9.2 Selecting a Library

Those of you who do your own dentistry will probably want to program your parallel applications from scratch. It is certainly possible to develop your code with little more than a good compiler. You could manually set up communication channels among processes using standard systems calls.^[2]

^[2] In fairness, there may be some very rare occasions where efficiency concerns might dictate this approach.

The rest of you will probably prefer to use libraries designed to simplify parallel programming. This really comes down to two choices-the Parallel Virtual Machine (PVM) library or the Message Passing Interface (MPI) library. Work was begun on PVM in 1989 and continued into the early '90s as a joint effort among Oak Ridge National Laboratory, the University of Tennessee, Emory University, and Carnegie-Mellon University. An implementation of PVM is available from http://www.netlib.org/pvm3/. This PVM implementation provides both libraries and tools based on a message-passing model.

Without getting into a philosophical discussion, MPI is a newer standard that seems to be generally preferred over PVM by many users. For this reason, this book will focus on MPI. However, both PVM and MPI are solid, robust approaches that will potentially meet most users' needs. You won't go too far wrong with either. OSCAR, you will recall, installs both PVM and MPI.

MPI is an API for parallel programming based on a message-passing model for parallel computing. MPI processes execute in parallel. Each process has a separate address space. Sending processes specify data to be sent and a destination process. The receiving process specifies an area in memory for the message, the identity of the source, etc.

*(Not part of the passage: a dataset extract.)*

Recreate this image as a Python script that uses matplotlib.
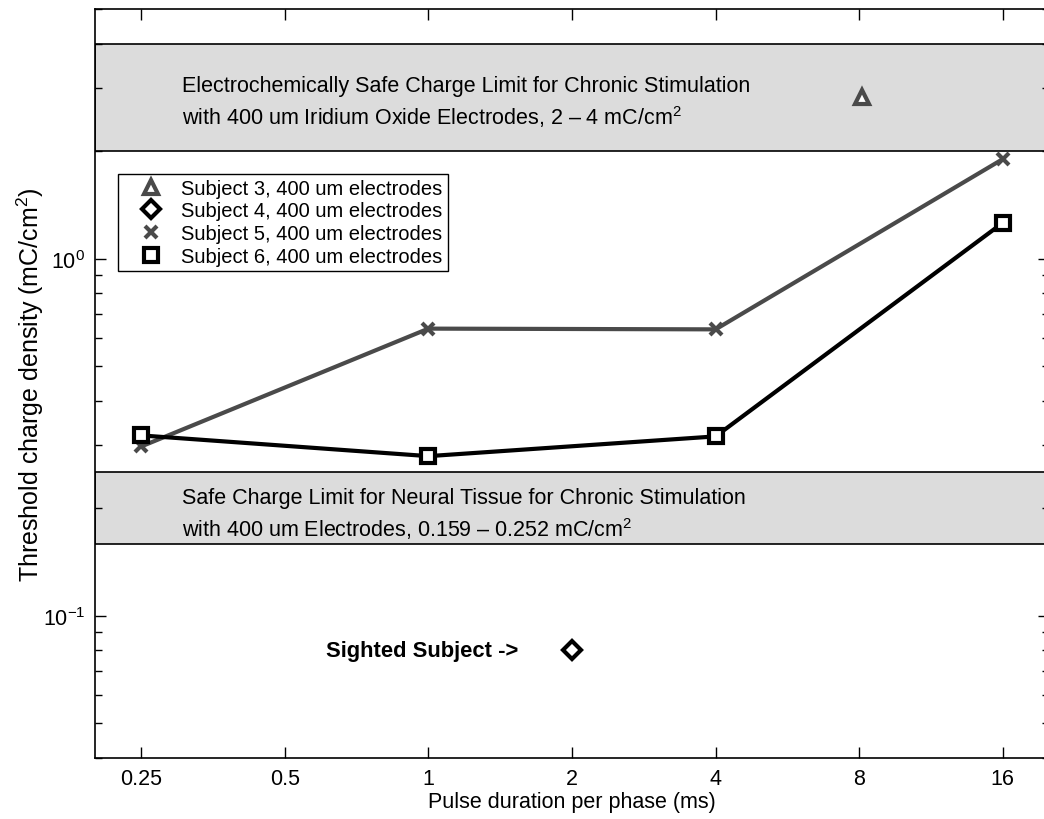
import numpy as np
import matplotlib
matplotlib.use("Agg")
import matplotlib.pyplot as plt
from matplotlib.lines import Line2D
from matplotlib.ticker import FixedLocator, FixedFormatter, LogLocator, NullLocator

plt.rcParams['font.family'] = ['Liberation Sans', 'DejaVu Sans']
plt.rcParams['mathtext.fontset'] = 'custom'
plt.rcParams['mathtext.rm'] = 'Liberation Sans'
plt.rcParams['mathtext.it'] = 'Liberation Sans:italic'

# pulse durations (ms) and threshold charge densities (mC/cm^2)
pulse = [0.25, 1, 4, 16]
subj5 = [0.298, 0.637, 0.634, 1.90]
subj6 = [0.320, 0.280, 0.318, 1.26]
subj3_x, subj3_y = [8.1], [2.83]
subj4_x, subj4_y = [2], [0.08]

x_ticks = [0.25, 0.5, 1, 2, 4, 8, 16]
x_labels = ['0.25', '0.5', '1', '2', '4', '8', '16']

electrode_band = (2.0, 4.0)
tissue_band = (0.159, 0.252)

fig = plt.figure(figsize=(10.44, 8.2), dpi=100)
ax = fig.add_axes([95 / 1044, 1 - 759 / 820, (1049 - 95) / 1044, (759 - 10) / 820])
ax.set_xscale('log')
ax.set_yscale('log')
ax.set_xlim(0.2, 20)
ax.set_ylim(0.04, 5)

band_kw = dict(facecolor='#dcdcdc', edgecolor='black', linewidth=1.2, zorder=0)
ax.axhspan(*electrode_band, **band_kw)
ax.axhspan(*tissue_band, **band_kw)

ax.text(0.304, 2.74, 'Electrochemically Safe Charge Limit for Chronic Stimulation\n'
        'with 400 um Iridium Oxide Electrodes, 2 \u2013 4 mC/cm$^2$',
        fontsize=15.5, va='center', ha='left', linespacing=1.34)
ax.text(0.304, 0.193, 'Safe Charge Limit for Neural Tissue for Chronic Stimulation\n'
        'with 400 um Electrodes, 0.159 \u2013 0.252 mC/cm$^2$',
        fontsize=15.5, va='center', ha='left', linespacing=1.34)
ax.text(0.61, 0.08, 'Sighted Subject ->', fontsize=15.8, fontweight='bold',
        va='center', ha='left')

# connecting lines
ax.plot(pulse, subj5, color='#4a4a4a', lw=3, zorder=2)
ax.plot(pulse, subj6, color='black', lw=3, zorder=3)

ax.plot(subj3_x, subj3_y, ls='none', marker='^', ms=10, mfc='white',
        mec='#4a4a4a', mew=3, zorder=4)
ax.plot(subj4_x, subj4_y, ls='none', marker='D', ms=9, mfc='white',
        mec='black', mew=3, zorder=4)
ax.plot(pulse, subj5, ls='none', marker='x', ms=8, mec='#4a4a4a', mew=3, zorder=4)
ax.plot(pulse, subj6, ls='none', marker='s', ms=10, mfc='white',
        mec='black', mew=3, zorder=5)

handles = [
    Line2D([], [], ls='none', marker='^', ms=10, mfc='white', mec='#4a4a4a', mew=3),
    Line2D([], [], ls='none', marker='D', ms=9, mfc='white', mec='black', mew=3),
    Line2D([], [], ls='none', marker='x', ms=8, mec='#4a4a4a', mew=3),
    Line2D([], [], ls='none', marker='s', ms=10, mfc='white', mec='black', mew=3),
]
labels = ['Subject 3, 400 um electrodes', 'Subject 4, 400 um electrodes',
          'Subject 5, 400 um electrodes', 'Subject 6, 400 um electrodes']
leg = ax.legend(handles, labels, loc='upper left', bbox_to_anchor=(0.024, 0.78),
                fontsize=14.5, frameon=True, fancybox=False, framealpha=1,
                edgecolor='black', borderpad=0.25, labelspacing=0.18,
                handletextpad=0.1, handlelength=2.8, borderaxespad=0)
leg.get_frame().set_linewidth(1.0)

ax.xaxis.set_major_locator(FixedLocator(x_ticks))
ax.xaxis.set_major_formatter(FixedFormatter(x_labels))
ax.xaxis.set_minor_locator(NullLocator())
ax.yaxis.set_major_locator(LogLocator(base=10))
ax.yaxis.set_minor_locator(LogLocator(base=10, subs=np.arange(2, 10)))

ax.tick_params(which='both', direction='in', top=True, right=True, labelsize=15.5)
ax.tick_params(which='major', length=8, width=1, pad=7)
ax.tick_params(which='minor', length=5, width=1)
for s in ax.spines.values():
    s.set_linewidth(1.2)

ax.set_xlabel('Pulse duration per phase (ms)', fontsize=15.5, labelpad=2)
ax.set_ylabel('Threshold charge density (mC/cm$^2$)', fontsize=18, labelpad=-2)

fig.savefig('out.png', dpi=100)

Primarily, MPI can be thought of as a standard that specifies a library. Users can write code in C, C++, or FORTRAN using a standard compiler and then link to the MPI library. The library implements a predefined set of function calls to send and receive messages among collaborating processes on the different machines in the cluster. You write your code using these functions and link the completed code to the library.

The MPI specification was developed by the MPI Forum, a collaborative effort with support from both academia and industry. It is suitable for both small clusters and "big-iron" implementations. It was designed with functionality, portability, and efficiency in mind. By providing a well-designed set of function calls, the library provides a wide range of functionality that can be implemented in an efficient manner. As a clearly defined standard, the library can be implemented on a variety of architectures, allowing code to move easily among machines.

MPI has gone through a couple of revisions since it was introduced in the early '90s. Currently, people talk of MPI-1 (typically meaning Version 1.2) and MPI-2. MPI-1 should provide for most of your basic needs, while MPI-2 provides enhancements.

While there are several different implementations of MPI, there are two that are widely used-LAM/MPI and MPICH. Both LAM/MPI and MPICH go beyond simply providing a library. Both include programming and runtime environments providing mechanisms to run programs across the cluster. Both are widely used, robust, well supported, and freely available. Excellent documentation is provided with both. Both provide all of MPI-1 and considerable portions of MPI-2, including ROMIO, Argonne National Laboratory's freely available high-performance IO system. (For more information on ROMIO, visit http://www.mcs.anl.gov/romio.) At this time, neither is totally thread-safe. While there are differences, if you are just getting started, you should do well with either product. And since both are easy to install, with very little extra work you can install both.